Challenges to equatorial plasma bubble and ionospheric scintillation short‑term forecasting and future aspects in East and Southeast Asia

Abstract

Equatorial plasma bubbles (EPBs) can cause rapid fluctuations in amplitude and phase of radio signals traversing the ionosphere and in turn produce serious ionospheric scintillations and disrupt satellite-based communication links. Whereas numerous studies on the generation and evolution of EPBs have been performed, the prediction of EPB and ionospheric scintillation occurrences still remains unresolved. The generalized Rayleigh–Taylor (R–T) instability has been widely accepted as the physical mechanism responsible for the generation of EPBs. But how the factors, which seed the development of R–T instability and control the dynamics of EPBs and resultant ionospheric scintillations, change on a short-term basis are not clear.
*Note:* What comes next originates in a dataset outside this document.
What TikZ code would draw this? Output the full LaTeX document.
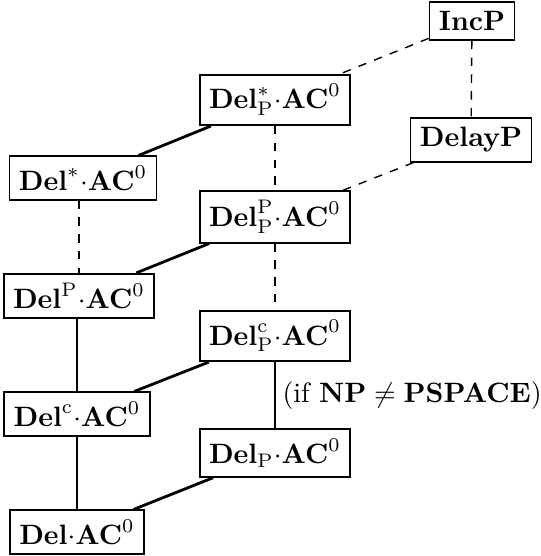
\documentclass[tikz,border=0pt]{standalone}
\begin{document}
\begin{tikzpicture}[x=0.35714pt,y=-0.35714pt,
  cls/.style={draw,line width=0.6pt,inner sep=0.333em},
  strong/.style={line width=1pt},
  weak/.style={dashed,line width=0.5pt}]
\useasboundingbox (0,0) rectangle (540,556);
\node[cls] (incp) at (472,21) {$\mathbf{IncP}$};
\node[cls] (delayp) at (471,140) {$\mathbf{DelayP}$};
\node[cls] (dPs) at (275,100) {$\mathbf{Del}^{*}_{\mathrm{P}}{\cdot}\mathbf{AC}^0$};
\node[cls] (ds) at (83,178) {$\mathbf{Del}^{*}{\cdot}\mathbf{AC}^0$};
\node[cls] (dPP) at (275,217) {$\mathbf{Del}^{\mathrm{P}}_{\mathrm{P}}{\cdot}\mathbf{AC}^0$};
\node[cls] (dP) at (79,296) {$\mathbf{Del}^{\mathrm{P}}{\cdot}\mathbf{AC}^0$};
\node[cls] (dPc) at (275,336) {$\mathbf{Del}^{\mathrm{c}}_{\mathrm{P}}{\cdot}\mathbf{AC}^0$};
\node[cls] (dc) at (77,414) {$\mathbf{Del}^{\mathrm{c}}{\cdot}\mathbf{AC}^0$};
\node[cls] (dPl) at (275,453) {$\mathbf{Del}_{\mathrm{P}}{\cdot}\mathbf{AC}^0$};
\node[cls] (d) at (77,532) {$\mathbf{Del}{\cdot}\mathbf{AC}^0$};
% dashed
\draw[weak] (incp) -- (dPs);
\draw[weak] (incp) -- (delayp);
\draw[weak] (delayp) -- (dPP);
\draw[weak] (dPs) -- (dPP);
\draw[weak] (dPP) -- (dPc);
\draw[weak] (dP |- ds.south) -- (dP.north);
% solid
\draw[strong] (dPs) -- (ds);
\draw[strong] (dPP) -- (dP);
\draw[strong] (dP.south -| dc) -- (dc.north);
\draw[strong] (dPc) -- (dc);
\draw[strong] (dPc) -- node[right,inner sep=2.2pt] {$(\mbox{if }\mathbf{NP}\neq\mathbf{PSPACE})$} (dPl);
\draw[strong] (dc) -- (d);
\draw[strong] (dPl) -- (d);
\end{tikzpicture}
\end{document}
In the East and Southeast Asia, there exist significant differences in the generation rates of EPBs at closely located stations, for example, Kototabang (0.2°S, 100.3°E) and Sanya (18.3°N, 109.6°E), indicating that the decorrelation distance of EPB generation is small (hundreds of kilometers) in longitude. In contrast, after the initial generation of EPBs at one longitude, they can drift zonally more than 2000 km and extend from the magnetic equator to middle latitudes of 40° or higher under some conditions. These features make it difficult to identify the possible seeding sources for the EPBs and to accurately predict their occurrence, especially when the onset locations of EPBs are far outside the observation sector. This paper presents a review on the current knowledge of EPBs and ionospheric scintillations in the East and Southeast Asia, including their generation mechanism and occurrence morphology, and discusses some unresolved issues related to their short-term forecasting, including (1) what factors control the generation of EPBs, its day-to-day variability and storm-time behavior, (2) what factors control the evolution and lifetime of EPBs, and (3) how to accurately determine ionospheric scintillation from EPB measurements. Special focus is given to the whole process of the EPB generation, development and disruption. The current observing capabilities, future new facilities and campaign observations in the East and Southeast Asia in helping to better understand the short-term variability of EPBs and ionospheric scintillations are outlined.